• **Challenge**: A precise retyping is required of every line from the one containing "Recreate this image" down to the one containing "year_sizes = [4, 4, 3]", both included, and of no other line.
:: Extracted records ::
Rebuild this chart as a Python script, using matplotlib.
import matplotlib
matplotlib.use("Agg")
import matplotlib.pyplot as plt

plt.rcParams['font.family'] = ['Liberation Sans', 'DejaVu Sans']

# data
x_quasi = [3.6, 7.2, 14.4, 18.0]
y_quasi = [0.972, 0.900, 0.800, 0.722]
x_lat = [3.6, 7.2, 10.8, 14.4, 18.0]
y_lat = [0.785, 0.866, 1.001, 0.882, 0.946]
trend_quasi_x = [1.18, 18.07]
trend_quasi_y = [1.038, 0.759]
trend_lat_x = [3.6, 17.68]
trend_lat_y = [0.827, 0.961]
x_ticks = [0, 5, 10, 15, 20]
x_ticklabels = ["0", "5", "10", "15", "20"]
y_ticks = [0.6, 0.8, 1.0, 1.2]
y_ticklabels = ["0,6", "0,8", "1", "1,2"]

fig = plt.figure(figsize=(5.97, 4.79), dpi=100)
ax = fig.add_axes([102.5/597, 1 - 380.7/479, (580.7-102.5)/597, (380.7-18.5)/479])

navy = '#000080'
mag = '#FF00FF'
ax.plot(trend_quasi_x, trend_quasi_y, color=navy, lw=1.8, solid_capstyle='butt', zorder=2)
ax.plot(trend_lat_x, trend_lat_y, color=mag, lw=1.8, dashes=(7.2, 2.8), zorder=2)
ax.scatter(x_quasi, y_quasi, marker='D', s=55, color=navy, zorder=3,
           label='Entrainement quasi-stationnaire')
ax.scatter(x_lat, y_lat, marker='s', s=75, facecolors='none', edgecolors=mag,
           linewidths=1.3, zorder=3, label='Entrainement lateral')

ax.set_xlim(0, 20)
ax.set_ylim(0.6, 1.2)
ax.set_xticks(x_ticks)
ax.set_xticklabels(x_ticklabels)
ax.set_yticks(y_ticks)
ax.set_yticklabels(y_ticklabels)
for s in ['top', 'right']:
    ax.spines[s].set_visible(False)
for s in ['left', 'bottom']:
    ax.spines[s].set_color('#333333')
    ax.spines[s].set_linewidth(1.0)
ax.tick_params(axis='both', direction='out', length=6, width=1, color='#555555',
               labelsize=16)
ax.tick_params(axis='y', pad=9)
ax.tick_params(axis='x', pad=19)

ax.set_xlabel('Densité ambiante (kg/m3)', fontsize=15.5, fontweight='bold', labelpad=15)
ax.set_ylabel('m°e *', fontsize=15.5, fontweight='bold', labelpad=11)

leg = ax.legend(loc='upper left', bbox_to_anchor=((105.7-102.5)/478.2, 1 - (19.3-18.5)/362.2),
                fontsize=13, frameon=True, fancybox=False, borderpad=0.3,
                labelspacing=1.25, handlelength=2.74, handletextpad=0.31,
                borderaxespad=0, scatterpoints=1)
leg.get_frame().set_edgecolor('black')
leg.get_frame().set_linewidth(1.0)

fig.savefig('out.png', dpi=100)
:::
:: Extracted records ::
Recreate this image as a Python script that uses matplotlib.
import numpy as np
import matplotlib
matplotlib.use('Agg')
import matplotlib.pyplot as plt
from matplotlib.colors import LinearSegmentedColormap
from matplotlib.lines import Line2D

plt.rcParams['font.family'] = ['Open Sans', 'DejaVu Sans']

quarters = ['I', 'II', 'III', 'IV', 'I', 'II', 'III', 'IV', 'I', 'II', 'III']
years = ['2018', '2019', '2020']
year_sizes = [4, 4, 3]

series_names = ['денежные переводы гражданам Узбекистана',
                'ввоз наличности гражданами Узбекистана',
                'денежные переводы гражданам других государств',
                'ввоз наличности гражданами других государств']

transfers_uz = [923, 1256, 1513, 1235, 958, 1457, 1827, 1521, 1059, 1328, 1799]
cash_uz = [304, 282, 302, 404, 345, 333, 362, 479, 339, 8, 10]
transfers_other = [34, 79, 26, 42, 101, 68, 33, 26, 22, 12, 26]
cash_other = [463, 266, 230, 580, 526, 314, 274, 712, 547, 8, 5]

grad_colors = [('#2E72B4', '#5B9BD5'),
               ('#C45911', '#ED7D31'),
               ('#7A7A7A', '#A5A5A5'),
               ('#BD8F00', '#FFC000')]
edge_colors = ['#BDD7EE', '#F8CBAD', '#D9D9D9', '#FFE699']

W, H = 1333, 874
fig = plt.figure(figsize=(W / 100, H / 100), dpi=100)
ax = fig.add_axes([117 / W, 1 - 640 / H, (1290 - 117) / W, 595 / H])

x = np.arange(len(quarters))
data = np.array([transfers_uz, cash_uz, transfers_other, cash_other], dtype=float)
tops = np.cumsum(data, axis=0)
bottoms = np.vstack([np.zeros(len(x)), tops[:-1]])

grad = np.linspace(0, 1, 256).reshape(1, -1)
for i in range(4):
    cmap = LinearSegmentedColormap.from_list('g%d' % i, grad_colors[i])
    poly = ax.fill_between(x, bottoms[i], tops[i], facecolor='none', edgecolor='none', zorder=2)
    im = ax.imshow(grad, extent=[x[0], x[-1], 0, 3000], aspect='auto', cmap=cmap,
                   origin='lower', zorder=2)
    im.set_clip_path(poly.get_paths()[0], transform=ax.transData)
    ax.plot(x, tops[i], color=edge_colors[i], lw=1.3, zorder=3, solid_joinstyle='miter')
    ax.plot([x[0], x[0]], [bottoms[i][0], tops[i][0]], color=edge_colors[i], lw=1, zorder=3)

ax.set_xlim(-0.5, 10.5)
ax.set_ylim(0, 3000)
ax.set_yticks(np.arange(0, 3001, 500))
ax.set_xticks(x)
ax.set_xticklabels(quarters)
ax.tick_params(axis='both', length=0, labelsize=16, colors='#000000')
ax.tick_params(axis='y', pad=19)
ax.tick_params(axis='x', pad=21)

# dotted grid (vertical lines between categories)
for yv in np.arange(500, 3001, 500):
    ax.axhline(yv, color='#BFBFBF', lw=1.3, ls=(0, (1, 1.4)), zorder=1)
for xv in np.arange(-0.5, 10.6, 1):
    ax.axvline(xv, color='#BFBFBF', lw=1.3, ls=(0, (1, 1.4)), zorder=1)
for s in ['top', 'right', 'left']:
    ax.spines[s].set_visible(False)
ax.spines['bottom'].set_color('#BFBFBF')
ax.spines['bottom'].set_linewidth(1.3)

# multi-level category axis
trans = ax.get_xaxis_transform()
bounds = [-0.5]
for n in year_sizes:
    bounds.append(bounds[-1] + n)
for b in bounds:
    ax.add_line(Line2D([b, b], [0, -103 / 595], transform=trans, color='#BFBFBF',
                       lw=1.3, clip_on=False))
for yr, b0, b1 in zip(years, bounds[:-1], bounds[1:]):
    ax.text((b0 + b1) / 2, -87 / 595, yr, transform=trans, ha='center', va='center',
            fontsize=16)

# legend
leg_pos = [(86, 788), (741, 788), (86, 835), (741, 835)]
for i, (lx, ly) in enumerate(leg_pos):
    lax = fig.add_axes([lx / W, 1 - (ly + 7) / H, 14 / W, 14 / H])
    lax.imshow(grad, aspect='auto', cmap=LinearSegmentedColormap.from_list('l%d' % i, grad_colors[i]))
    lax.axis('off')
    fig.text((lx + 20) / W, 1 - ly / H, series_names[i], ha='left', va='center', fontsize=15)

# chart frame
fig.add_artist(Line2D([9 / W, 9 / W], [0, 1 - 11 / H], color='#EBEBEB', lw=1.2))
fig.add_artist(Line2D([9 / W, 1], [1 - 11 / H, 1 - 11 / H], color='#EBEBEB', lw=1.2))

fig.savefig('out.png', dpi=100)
:::
:: Extracted records ::
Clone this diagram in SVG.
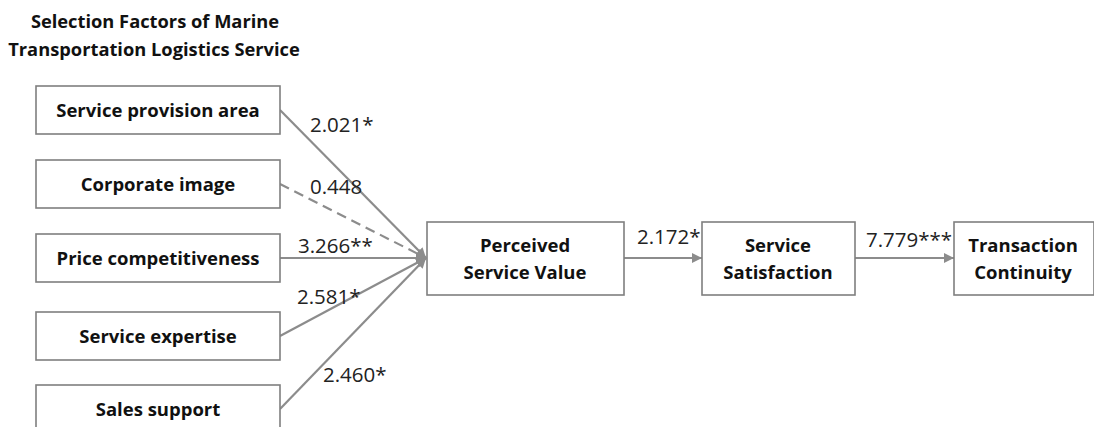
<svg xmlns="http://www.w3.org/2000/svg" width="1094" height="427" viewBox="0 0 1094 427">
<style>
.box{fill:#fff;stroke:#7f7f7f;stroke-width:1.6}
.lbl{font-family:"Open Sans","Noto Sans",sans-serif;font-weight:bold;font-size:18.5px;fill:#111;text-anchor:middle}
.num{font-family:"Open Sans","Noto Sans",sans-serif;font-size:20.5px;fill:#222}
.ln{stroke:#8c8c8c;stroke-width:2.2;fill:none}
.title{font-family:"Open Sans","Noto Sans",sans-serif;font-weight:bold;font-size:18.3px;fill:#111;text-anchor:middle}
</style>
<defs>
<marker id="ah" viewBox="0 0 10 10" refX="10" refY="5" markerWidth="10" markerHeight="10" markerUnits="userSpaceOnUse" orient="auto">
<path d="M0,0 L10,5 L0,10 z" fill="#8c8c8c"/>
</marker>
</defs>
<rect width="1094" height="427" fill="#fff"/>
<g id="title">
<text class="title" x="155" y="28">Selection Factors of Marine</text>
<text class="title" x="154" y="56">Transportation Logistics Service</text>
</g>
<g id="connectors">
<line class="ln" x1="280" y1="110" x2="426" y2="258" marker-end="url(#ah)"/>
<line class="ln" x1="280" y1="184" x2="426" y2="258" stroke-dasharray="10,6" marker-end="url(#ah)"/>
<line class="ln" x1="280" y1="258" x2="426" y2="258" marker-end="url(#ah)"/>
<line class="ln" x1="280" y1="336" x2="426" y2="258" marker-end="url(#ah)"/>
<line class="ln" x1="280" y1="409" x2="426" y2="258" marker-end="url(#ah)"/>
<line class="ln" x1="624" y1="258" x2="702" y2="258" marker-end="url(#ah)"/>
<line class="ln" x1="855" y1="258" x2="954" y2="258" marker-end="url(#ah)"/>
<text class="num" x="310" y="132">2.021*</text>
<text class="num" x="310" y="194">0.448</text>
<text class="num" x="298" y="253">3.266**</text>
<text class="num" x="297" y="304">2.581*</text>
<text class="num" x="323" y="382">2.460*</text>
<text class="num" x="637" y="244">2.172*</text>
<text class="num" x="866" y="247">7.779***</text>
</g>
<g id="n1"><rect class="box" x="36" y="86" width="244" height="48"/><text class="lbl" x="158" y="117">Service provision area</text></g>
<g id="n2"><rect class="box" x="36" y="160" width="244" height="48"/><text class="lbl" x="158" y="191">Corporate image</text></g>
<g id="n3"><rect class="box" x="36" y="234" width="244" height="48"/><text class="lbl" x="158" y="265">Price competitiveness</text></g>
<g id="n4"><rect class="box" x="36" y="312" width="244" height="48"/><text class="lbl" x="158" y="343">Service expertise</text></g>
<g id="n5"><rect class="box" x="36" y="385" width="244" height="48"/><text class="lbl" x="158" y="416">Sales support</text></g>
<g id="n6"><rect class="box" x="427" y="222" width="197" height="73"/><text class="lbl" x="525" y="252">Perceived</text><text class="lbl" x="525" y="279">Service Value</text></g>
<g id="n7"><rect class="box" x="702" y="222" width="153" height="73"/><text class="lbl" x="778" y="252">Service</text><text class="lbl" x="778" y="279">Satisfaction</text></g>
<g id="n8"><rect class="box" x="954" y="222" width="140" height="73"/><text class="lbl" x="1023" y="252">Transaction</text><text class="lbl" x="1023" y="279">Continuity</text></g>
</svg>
:::
• **Task answer**:
Recreate this image as a Python script that uses matplotlib.
import numpy as np
import matplotlib
matplotlib.use('Agg')
import matplotlib.pyplot as plt
from matplotlib.colors import LinearSegmentedColormap
from matplotlib.lines import Line2D

plt.rcParams['font.family'] = ['Open Sans', 'DejaVu Sans']

quarters = ['I', 'II', 'III', 'IV', 'I', 'II', 'III', 'IV', 'I', 'II', 'III']
years = ['2018', '2019', '2020']
year_sizes = [4, 4, 3]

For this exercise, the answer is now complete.